How does my network interface get an IP address, and is a generated address ok to use?

This article has some good concepts about IP V6 addresses.

What addresses does an interface have?

An interface (think end of an Ethernet cable) typically has one IP V4 address which is usually manually assigned to it, and/or multiple IPV6 addresses.

An interface can have multiple IPV6 addresses – why?

You can explicitly define it

You can assign your own IP address(es) to the interface. You can do this so it has a global address, reachable from other networks.

Dynamic Host Configuration Protocol (DHCP)

If you are using a DHCP client, it communicates with a DHCP server which gives it configuration information, such as an IP address, and subnet, the client then configures the interface.

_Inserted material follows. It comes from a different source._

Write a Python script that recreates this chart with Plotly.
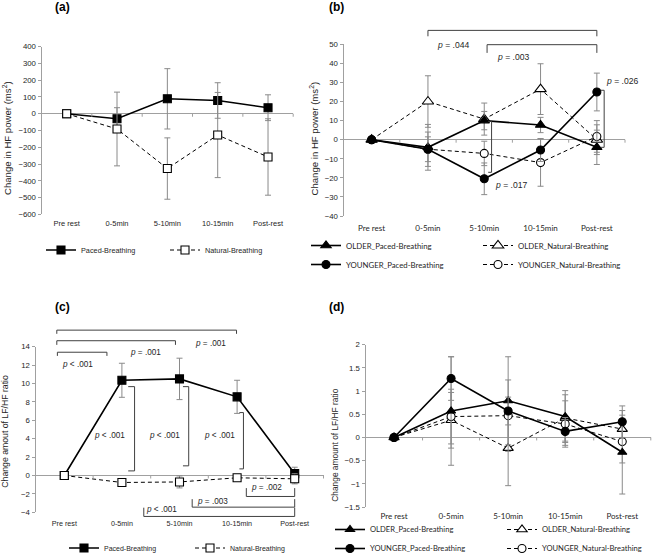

There has been a shortage of IP V4 addresses for many years. Consider an office which has a “drop-in area”. Rather than give each of the potential uses an IP address, the office is given as many IP addresses as there are desks in the drop-in area. This means perhaps 10 ip addresses are needed instead of 100. This is the advantage of DHCP.

For client devices this is fine. Your machine connects to the server and passes its IP address. The server does some work and sends the response back to the requester.

Tomorrow you may get a different IP address. It works. This means no IP address information is saved across different days. It is stateless.

A server needs either

  • a fixed IP address so clients can contact it,
  • a dynamic address, and an update to the DNS router to say “today megabank.com is on IP address 9.99.99.1”. It can take time to propagate an IP address across the worldwide DNS network.

IPv6 Stateless Address Auto-configuration (SLAAC)

The ideas behind DHCP have been extended in IPV6, the concepts are similar. Stateless Address Auto-configuration is well documented here

Within a network or router domain the system can generate an address, and it is only used within this domain, it could have a different address every time the interface is started. This is known as Stateless Address Autoconfiguration.

When an interface is started it generates an “internal use” address composed of FE00 + a mangled MAC address.

The interface then asks all devices on the local network, does anyone have this address FE00… This is for Duplicate Address Detection (DAD). There should be no reply. If there is a reply, then there is a duplicate address on the network (and the interface generates another address and repeats the process).

The interface then sends out a Router Solicitation request asking “Are there any routers out there?”. A router will then reply giving information. It will contain the “global IP prefix” such as 2001:db8::. which means to the outside world, my the address of the router is 2001:db8::/64. From this information plus the MAC address the interface can generate its IP address. The router also contains the address of the gateway (the address of the router with connections to the outside world) so traffic can now be routed externally.

This means you configure the router, and not the individual devices. If you have many devices this can save you a lot of work. If you change the router configuration, it is propagated to all the devices attached to it.

IPV6 privacy extensions will generate a “random address” (within the subnet). This is to prevent bad actors from monitoring traffic and using your IP address to monitor what sites you visit. By having a different IP address every day means they cannot correlate the traffic for a user.

Does it matter if my address is auto generated?

This is another of the “it depends” answers.

For machines that initiate work, it may not matter that the allocated IP address is different everyday or the same every day. Your IP address is passed with the request to the server. The server does the work, and sends the response back through the network. Assuming the network is configured properly the response will get back to you.

If your machine is a server machine, clients need to know the server’s address. If this changes your clients may need to use DNS to find the new address, and not use the dotted IP address. You may want to allocate a permanent IP address (within the router’s subnet).

Routers, firewalls and filters.

If your machines address is within the router’s subnet, traffic should be able to get to your router and so to your machine. If you change the subnet, traffic may not get to your router.

A firewall can be configured to allow traffic to and from specified addresses (and ports). If you use a different address, either at client or the server, the firewall may not let your packets through. Similarly with a network filter.

I was playing around with configuring IP V6 on my laptop, and the connection to z/OS failed. This was because I had been using one IP address, which I could see flowing to the back-end. When I tried some other configuration, there were more IP addresses allocated to the client, and a different IP address was used as the originator’s IP address in the ping request. The back-end server did not know how to route traffic back to this address, and so the return packets were thrown away and the ping timed out.

You need to be aware which addresses are used for your work. With some IP programs you can bind to a specific local IP address, and force the application to use a particular IP address. For example the Linux Ping command -I interface option.